We Need Better Incentives for Households to Reduce Electricty Consumption
Just like the NH and US economies are producing more goods and services with less and less energy content (as measured in BTUs per dollar of gross domestic product), so too is the NH economy producing more goods and services with the same or less electricity content. As the chart below shows, over the previous decade the total electricity consumed in NH (in kwhs) increased by just over 7% while real gross state product increased over 36%. The result is that electricity content (in terms of khws) per dollar of real NH GDP declined during the decade.
Conservation and a changing industry mix have gone a long way toward restraining electricity consumption but a steep recession also contributed. High electricity prices play a role in creating incentives for conservation but as the chart also shows, despite only a 7% increase in electricity consumption during the decade, total expenditures on electricity in NH increased by over 40% while expenditures by residential customers increased by over 50% during the decade. Unfortunately, in a regulated market that guarantees a rate of return for some producers of electricity and which depends on variable fuel costs, consumption of electricity and expenditures on electricity do not (for long) show the negative relationship that they do in many markets. I think this tends to discourages household conservation efforts because they see less evidence of the payback from their efforts, even less so than say in oil and gasoline markets. With gasoline or heating oil markets an individual or household can take steps to reduce consumption that yield tangible results in terms of reducing energy expenditures. Reducing oil or gasoline consumption won’t always reduce absolute expenditures, as in the case of very dramatic price spikes seen in the recent past, but consumers at least see (and feel) a direct impact on their cash outlays as a result of their conservation or consumption behaviors. But how do financial incentives for conservation affect consumers of electricity when guaranteed rates of return allow for electricity prices that offset the impact on expenditures of their conservation efforts? I think they produce what appears to be happening now in NH, the conservation efforts transform into just a quest for lower prices. Electricity consumers seek lower-cost providers of electricity who may not offer ceilings on future prices but who also don’t set a floor on prices because of guaranteed returns or because a shrinking base of customers requires guaranteed returns be paid for by fewer customers. I am all for lower electricity prices but I get to call myself an environmentalist when I support incentives for conservation. Such incentives will work best when they don’t yield only intermittent or temporary benefits
I don’t know whether the proposed Northern Pass Transmission Project (NPT) will actually result in lower prices for wholesale electricity or not. I’ve seen conflicting studies from proponents and opponents (by way of disclosure I conducted a study of the NPT employment impacts for competitors of the companies planning NPT but I did not examine impacts on electricity prices nor do I have any contracts or agreements with anyone opposing or competing with NPT). I do know that NH spent an estimated $1.616 billion on electricity in 2010 (the last year for which data is available from the U.S. Energy Information Agency).

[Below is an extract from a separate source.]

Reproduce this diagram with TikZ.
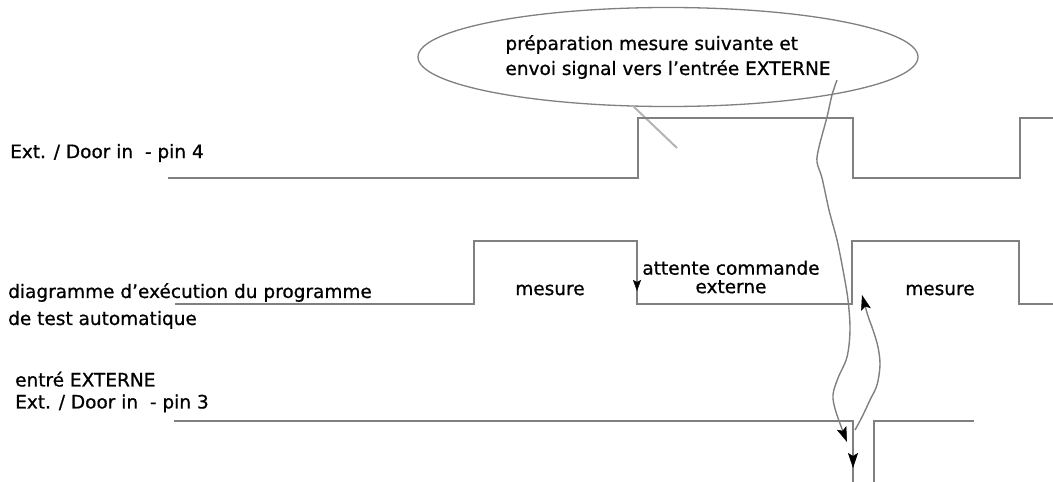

That means if proponents of NPT are correct, and wholesale electricity prices in NH are reduced by about $25 million, and that wholesale price results in a similar reduction in retail electricity prices (?), then electricity expenditures in NH would be about 1.5% lower then they otherwise would be. Whether illusory or not, given the consumption and expenditure trends lines above, it is hard to see that this impact on wholesale electricity prices will have much of an impact on the high cost of electricity in NH.